= Grace Covenant =

Family of Christian churches

Grace Covenant (officially Grace Covenant International), a non-denominational network or "family" of Christian churches, missionaries and ministries founded in 1995, was created to offer relationship and accountability and "connection without control" for ministries. Constituent ministries maintain local autonomy, boards and a variety of styles, but share a unified vision of reaching the world for Christ. Member congregations and ministries consider themselves "interdependent", rather than independent; and appreciate the fourfold ministry focus: Evangelism, church planting, World Missions, and Spiritual Renewal.

Grace Covenant, in its core beliefs, is evangelical and open to the Spirit, embracing the balance of "Word and Power".

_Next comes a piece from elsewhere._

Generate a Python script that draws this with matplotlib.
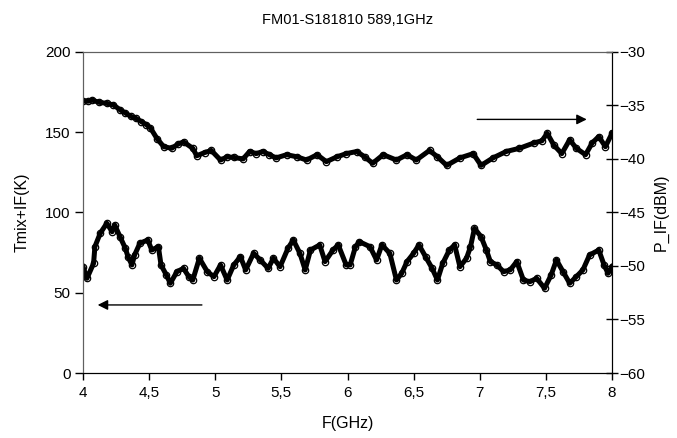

Currently there are churches in California, Washington, and Missouri; as well as parachurch ministries under GCI's covering. Mission works exist in the Dominican Republic, Paraguay, Peru, The Bahamas and Spain. GCI's Ministry Skills Institute offers practical ministry equipping through regional training conferences, Individual Training Tracks, Correspondence Courses, and other ministry resources. Grace Covenant continues to develop new works of ministries in the United States and around the world; and is especially open to adopting like-minded ministries into the ministry family.

== Heart values ==
Grace Covenant's official "heart values":
1. The Ministry of Jesus is the focus of the Church.
2. Worship is central in honoring and engaging our relationship.
3. Jesus is the Head of the Church.
4. The Word of God is central to faith and practice.
5. The Holy Spirit is the Church’s source (force) for comfort, guidance, renewal, power, service and evangelism with the Heavenly Father and provides an atmosphere for ministry.
6. The Fruit of the Spirit is the heart nature of the Church.
7. The Gifts of the Spirit are the ministry tools of the Church.
8. Ministry flows naturally through relationships.
9. Spiritual relationships provide mutual support, accountability and ministry impact.
10. God has called believers to be Kingdom minded, fulfilling our specific role in the Body, while affirming, assisting and laboring with other parts of His Body, for greater Kingdom work.
11. Believers are called to be culturally relevant, which is identifying and posturing ourselves with people as to meet their needs in the Name of Jesus.
12. The disciple of Jesus has a heart full of compassion and service toward the poor, orphaned, widowed and oppressed.
13. Ministry involves commitment to small groups.